I enjoy looking at old postcards. I came across five interesting vintage Amish postcards on Flickr to share with you. Several of these are from the Lancaster County area. One or two have a touch of humor to them. Let’s have a look.
1. Greetings From The Pennsylvania Dutch Country
This is a card with classic “PA Dutch” iconogaphy and lettering. Lancaster Amish Country was already being marketed to the public way back in the 1930s, via tourist booklets and magazine articles.
I’d say this card isn’t quite that old, but by the time it appeared the tourist industry had already gotten off to a strong start. The story of the growth of Amish tourism is told by Amish historian David Luthy in Chapter 7 of The Amish Struggle With Modernity.
This postcard is not dated, but if I had to guess, it looks to me like early-mid 1960s. Lancaster County wasn’t nearly so developed then, and the Amish population numbered tens of thousands fewer souls than it does today.
2. Looking North. Topeka, Indiana
We see what appears to be an Amish buggy in this very old image. Topeka is one of the main “Amish towns” in the large northern Indiana settlement, where Amish residents of the area can be seen doing business at local shops, and a good number even live in town.
This is the view north from what looks like the main intersection of what would be Lake Street and Main Street. Today there is a hardware store on the southwest corner of this intersection, and a pharmacy and bulk food store on the north side of Lake Street. And the streets, of course, are paved now as well.
Notice there is no Slow Moving Vehicle safety triangle on the buggy. Those didn’t start becoming widely used until the 1960s and 70s. This scene is dated by the uploader as 1907.
3. School Boys
A nice shot of ten Amish school boys lined up for a photo in what must be Lancaster County. Someone local with a better eye for buildings might be able to tell the location going by the brick structure in the background, which appears to be a church.
This is undated, but I suspect this photo is also circa 1960s. If so, that means these smiling kids are grandpas and great-grandpas today. I wonder if any remember this shot being taken, or are aware they happen to be on a vintage postcard.
Source: Thomas Hawk
4. How We Do Things At Orono, Michigan
This is what looks like could be an Amish farmer, with a wagon containing some “photoshopped” winter squash made to look extra-extra-large. A whimsical bit of agricultural braggadocio courtesy of the good folks of Orono, Michigan. How they do things is they grow ’em big.
Orono is in Osceola County. That county has proven quite attractive for the Amish; there are half a dozen distinct Amish settlements there today. None of them would have been around when this photo was taken, however.
Also, checking David Luthy’s Settlements That Failed, there is no indication of an Amish community existing in the area at the time this was taken.
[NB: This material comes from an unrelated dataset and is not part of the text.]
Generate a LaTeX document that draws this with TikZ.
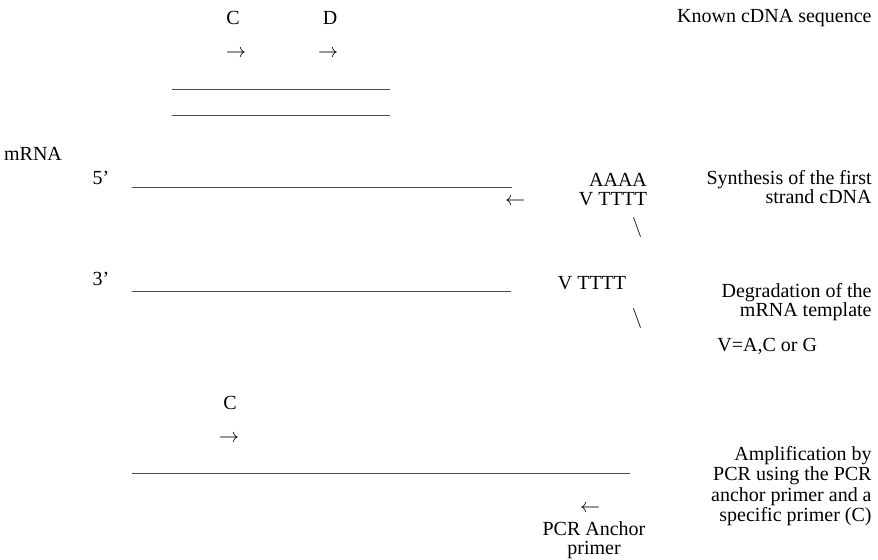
\documentclass[tikz,border=0pt]{standalone}
\usepackage{fontspec}
\setmainfont{Liberation Serif}
\begin{document}
\begin{tikzpicture}[x=0.5pt,y=-0.5pt,
  lbl/.style={inner sep=0pt,font=\fontsize{10}{9.5}\selectfont},
  rlbl/.style={lbl,anchor=east,align=right},
  strand/.style={draw=black!70,line width=0.5pt}]
\useasboundingbox (0,0) rectangle (878,559);
% Known cDNA
\node[lbl] (c1) at (233,18) {C};
\node[lbl] (d1) at (330,18) {D};
\node[lbl] (ac1) at (236,54) {$\rightarrow$};
\node[lbl] (ad1) at (328,54) {$\rightarrow$};
\coordinate (k1a) at (172,89); \coordinate (k1b) at (390,89);
\coordinate (k2a) at (172,115); \coordinate (k2b) at (390,115);
\draw[strand] (k1a) -- (k1b);
\draw[strand] (k2a) -- (k2b);
\node[rlbl] (t1) at (872,18) {Known cDNA sequence};
% mRNA / first strand
\node[lbl] (mrna) at (33,154) {mRNA};
\node[lbl] (p5) at (101,178) {5'};
\coordinate (m1a) at (132,187); \coordinate (m1b) at (512,187);
\draw[strand] (m1a) -- (m1b);
\node[lbl] (aaaa) at (618,180) {AAAA};
\node[lbl] (vt1) at (613,199) {V TTTT};
\node[lbl] (ar1) at (515,202) {$\leftarrow$};
\node[lbl] (bs1) at (637,227) {$\backslash$};
\node[rlbl] (t2) at (872,187) {Synthesis of the first\\strand cDNA};
% degradation
\node[lbl] (p3) at (101,279) {3'};
\coordinate (m2a) at (132,291); \coordinate (m2b) at (511,291);
\draw[strand] (m2a) -- (m2b);
\node[lbl] (vt2) at (592,283) {V TTTT};
\node[lbl] (bs2) at (637,318) {$\backslash$};
\node[rlbl] (t3) at (872,302) {Degradation of the\\mRNA template};
\node[lbl,anchor=west] (vdef) at (717,346) {V=A,C or G};
% amplification
\node[lbl] (c2) at (230,403) {C};
\node[lbl] (ac2) at (229,439) {$\rightarrow$};
\coordinate (p1a) at (132,473); \coordinate (p1b) at (630,473);
\draw[strand] (p1a) -- (p1b);
\node[lbl] (ar2) at (590,509) {$\leftarrow$};
\node[lbl,align=center] (anch) at (594,540) {PCR Anchor\\primer};
\node[rlbl,font=\fontsize{10}{10.2}\selectfont] (t4) at (872,486) {Amplification by\\PCR using the PCR\\anchor primer and a\\specific primer (C)};
\end{tikzpicture}
\end{document}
So maybe the image was lifted from a different source by the creator, or maybe our proud squash farmer is not in fact Amish.
This card dates all the way back to 1912. As we see here, funny fake images are not a novelty of the internet era.
5. Turnpike Break
A father pulls the buggy over and stops for a break with his children on a Pennsylvania Turnpike overpass. Going by the color of the buggy (and what I can make out of the clothing), this actually looks like an Old Order Mennonite family, who use black-topped buggies, as opposed to the Amish gray seen in the top postcard.
The Turnpike cuts across the northern section of Lancaster County, where the local Old Order or “Team” Mennonite population lives. Looking at a Google Map showing Turnpike overpasses, this might be in the area of Fivepointsville or Bowmansville.
“America’s First Superhighway” first opened in 1940, though the section passing through Lancaster County wasn’t ready until a decade later. What a contrast in transportation styles. An era when the world had really begun to accelerate thanks to superhighways and jetliners…while this Plain family keeps clopping along at the same pace.
One thing I wonder is how this photo was taken, given the high angle of the shot. A ladder? From atop a large truck? The photo is described as “circa 1960s“.